What you will do: Repeat the listing that follows, character for character, minus the pictures.

::::::::

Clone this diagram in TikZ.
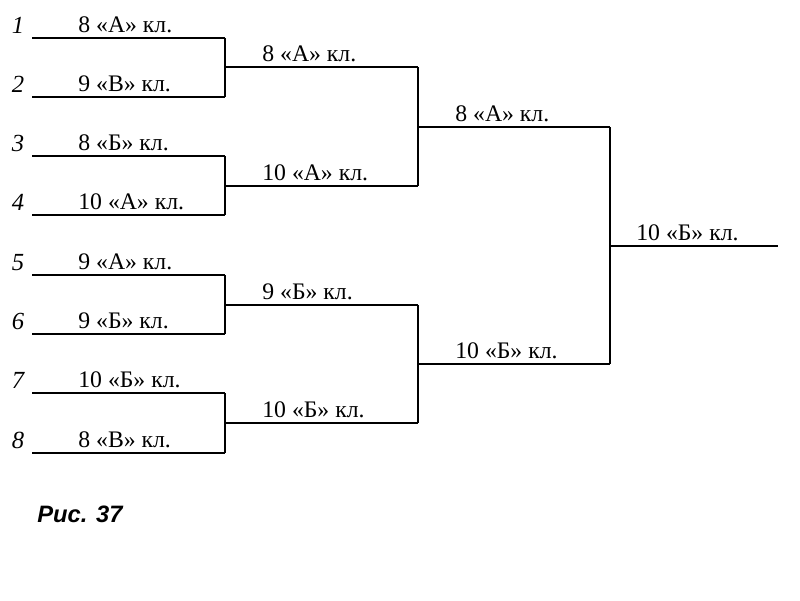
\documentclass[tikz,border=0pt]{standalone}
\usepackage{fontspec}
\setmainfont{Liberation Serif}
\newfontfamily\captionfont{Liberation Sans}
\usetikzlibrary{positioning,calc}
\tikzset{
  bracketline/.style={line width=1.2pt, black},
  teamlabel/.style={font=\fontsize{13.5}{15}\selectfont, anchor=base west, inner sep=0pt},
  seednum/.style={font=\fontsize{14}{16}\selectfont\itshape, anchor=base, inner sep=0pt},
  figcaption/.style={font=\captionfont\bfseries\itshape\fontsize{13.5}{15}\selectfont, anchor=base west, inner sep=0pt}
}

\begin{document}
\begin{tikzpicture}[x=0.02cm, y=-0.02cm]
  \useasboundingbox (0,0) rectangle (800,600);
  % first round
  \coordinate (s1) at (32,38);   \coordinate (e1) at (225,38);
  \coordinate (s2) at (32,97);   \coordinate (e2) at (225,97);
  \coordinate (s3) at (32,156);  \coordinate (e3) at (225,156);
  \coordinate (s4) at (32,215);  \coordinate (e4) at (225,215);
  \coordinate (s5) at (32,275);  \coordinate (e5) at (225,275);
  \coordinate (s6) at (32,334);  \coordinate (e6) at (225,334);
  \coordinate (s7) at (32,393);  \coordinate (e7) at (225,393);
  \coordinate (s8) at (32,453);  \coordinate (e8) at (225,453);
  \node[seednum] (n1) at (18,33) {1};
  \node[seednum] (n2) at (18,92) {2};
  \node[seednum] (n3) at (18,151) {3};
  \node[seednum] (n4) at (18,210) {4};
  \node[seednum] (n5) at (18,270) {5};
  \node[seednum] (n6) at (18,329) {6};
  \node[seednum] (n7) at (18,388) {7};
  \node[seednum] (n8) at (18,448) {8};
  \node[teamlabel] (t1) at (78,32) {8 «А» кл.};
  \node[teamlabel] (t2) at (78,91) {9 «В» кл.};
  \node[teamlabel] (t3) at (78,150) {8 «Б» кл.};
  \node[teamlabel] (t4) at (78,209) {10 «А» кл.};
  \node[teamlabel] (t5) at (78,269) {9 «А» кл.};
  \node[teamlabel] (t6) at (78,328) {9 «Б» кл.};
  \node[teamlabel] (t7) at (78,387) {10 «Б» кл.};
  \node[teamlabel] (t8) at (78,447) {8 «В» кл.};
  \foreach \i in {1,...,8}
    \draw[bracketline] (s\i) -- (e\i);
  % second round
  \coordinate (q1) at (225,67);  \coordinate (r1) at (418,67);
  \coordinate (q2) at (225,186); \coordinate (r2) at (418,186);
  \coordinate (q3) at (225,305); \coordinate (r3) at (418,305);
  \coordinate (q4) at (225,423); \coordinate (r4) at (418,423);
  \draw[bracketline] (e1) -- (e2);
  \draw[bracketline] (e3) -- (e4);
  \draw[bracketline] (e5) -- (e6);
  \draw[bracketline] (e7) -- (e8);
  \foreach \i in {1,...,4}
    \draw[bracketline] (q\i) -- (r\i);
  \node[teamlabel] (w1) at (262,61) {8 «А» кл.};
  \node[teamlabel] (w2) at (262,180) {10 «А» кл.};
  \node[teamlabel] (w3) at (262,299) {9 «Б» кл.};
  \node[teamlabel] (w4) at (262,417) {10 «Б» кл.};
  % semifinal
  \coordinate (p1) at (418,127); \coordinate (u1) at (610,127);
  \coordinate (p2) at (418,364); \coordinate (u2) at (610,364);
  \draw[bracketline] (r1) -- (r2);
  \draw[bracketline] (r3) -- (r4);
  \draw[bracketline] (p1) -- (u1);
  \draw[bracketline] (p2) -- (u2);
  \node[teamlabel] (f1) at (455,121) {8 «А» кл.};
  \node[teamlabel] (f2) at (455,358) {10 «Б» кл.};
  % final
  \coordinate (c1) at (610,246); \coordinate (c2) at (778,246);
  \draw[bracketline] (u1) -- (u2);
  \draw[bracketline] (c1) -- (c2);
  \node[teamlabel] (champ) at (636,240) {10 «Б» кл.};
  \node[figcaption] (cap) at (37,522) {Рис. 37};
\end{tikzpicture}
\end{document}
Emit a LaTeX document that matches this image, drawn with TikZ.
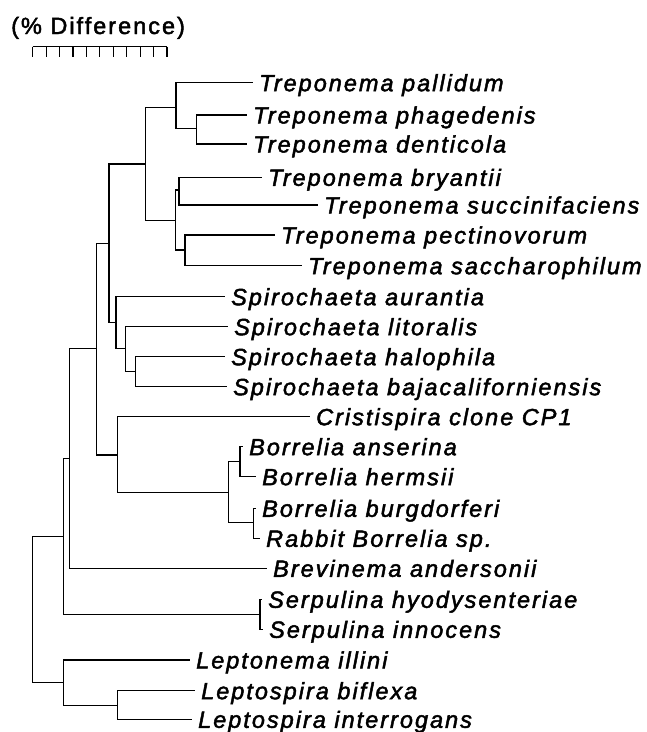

::::::::

Answer to the problem:
Clone this diagram in TikZ.
\documentclass[tikz,border=0pt]{standalone}
\usepackage{fontspec}
\setmainfont{Liberation Serif}
\newfontfamily\captionfont{Liberation Sans}
\usetikzlibrary{positioning,calc}
\tikzset{
  bracketline/.style={line width=1.2pt, black},
  teamlabel/.style={font=\fontsize{13.5}{15}\selectfont, anchor=base west, inner sep=0pt},
  seednum/.style={font=\fontsize{14}{16}\selectfont\itshape, anchor=base, inner sep=0pt},
  figcaption/.style={font=\captionfont\bfseries\itshape\fontsize{13.5}{15}\selectfont, anchor=base west, inner sep=0pt}
}

\begin{document}
\begin{tikzpicture}[x=0.02cm, y=-0.02cm]
  \useasboundingbox (0,0) rectangle (800,600);
  % first round
  \coordinate (s1) at (32,38);   \coordinate (e1) at (225,38);
  \coordinate (s2) at (32,97);   \coordinate (e2) at (225,97);
  \coordinate (s3) at (32,156);  \coordinate (e3) at (225,156);
  \coordinate (s4) at (32,215);  \coordinate (e4) at (225,215);
  \coordinate (s5) at (32,275);  \coordinate (e5) at (225,275);
  \coordinate (s6) at (32,334);  \coordinate (e6) at (225,334);
  \coordinate (s7) at (32,393);  \coordinate (e7) at (225,393);
  \coordinate (s8) at (32,453);  \coordinate (e8) at (225,453);
  \node[seednum] (n1) at (18,33) {1};
  \node[seednum] (n2) at (18,92) {2};
  \node[seednum] (n3) at (18,151) {3};
  \node[seednum] (n4) at (18,210) {4};
  \node[seednum] (n5) at (18,270) {5};
  \node[seednum] (n6) at (18,329) {6};
  \node[seednum] (n7) at (18,388) {7};
  \node[seednum] (n8) at (18,448) {8};
  \node[teamlabel] (t1) at (78,32) {8 «А» кл.};
  \node[teamlabel] (t2) at (78,91) {9 «В» кл.};
  \node[teamlabel] (t3) at (78,150) {8 «Б» кл.};
  \node[teamlabel] (t4) at (78,209) {10 «А» кл.};
  \node[teamlabel] (t5) at (78,269) {9 «А» кл.};
  \node[teamlabel] (t6) at (78,328) {9 «Б» кл.};
  \node[teamlabel] (t7) at (78,387) {10 «Б» кл.};
  \node[teamlabel] (t8) at (78,447) {8 «В» кл.};
  \foreach \i in {1,...,8}
    \draw[bracketline] (s\i) -- (e\i);
  % second round
  \coordinate (q1) at (225,67);  \coordinate (r1) at (418,67);
  \coordinate (q2) at (225,186); \coordinate (r2) at (418,186);
  \coordinate (q3) at (225,305); \coordinate (r3) at (418,305);
  \coordinate (q4) at (225,423); \coordinate (r4) at (418,423);
  \draw[bracketline] (e1) -- (e2);
  \draw[bracketline] (e3) -- (e4);
  \draw[bracketline] (e5) -- (e6);
  \draw[bracketline] (e7) -- (e8);
  \foreach \i in {1,...,4}
    \draw[bracketline] (q\i) -- (r\i);
  \node[teamlabel] (w1) at (262,61) {8 «А» кл.};
  \node[teamlabel] (w2) at (262,180) {10 «А» кл.};
  \node[teamlabel] (w3) at (262,299) {9 «Б» кл.};
  \node[teamlabel] (w4) at (262,417) {10 «Б» кл.};
  % semifinal
  \coordinate (p1) at (418,127); \coordinate (u1) at (610,127);
  \coordinate (p2) at (418,364); \coordinate (u2) at (610,364);
  \draw[bracketline] (r1) -- (r2);
  \draw[bracketline] (r3) -- (r4);
  \draw[bracketline] (p1) -- (u1);
  \draw[bracketline] (p2) -- (u2);
  \node[teamlabel] (f1) at (455,121) {8 «А» кл.};
  \node[teamlabel] (f2) at (455,358) {10 «Б» кл.};
  % final
  \coordinate (c1) at (610,246); \coordinate (c2) at (778,246);
  \draw[bracketline] (u1) -- (u2);
  \draw[bracketline] (c1) -- (c2);
  \node[teamlabel] (champ) at (636,240) {10 «Б» кл.};
  \node[figcaption] (cap) at (37,522) {Рис. 37};
\end{tikzpicture}
\end{document}
Emit a LaTeX document that matches this image, drawn with TikZ.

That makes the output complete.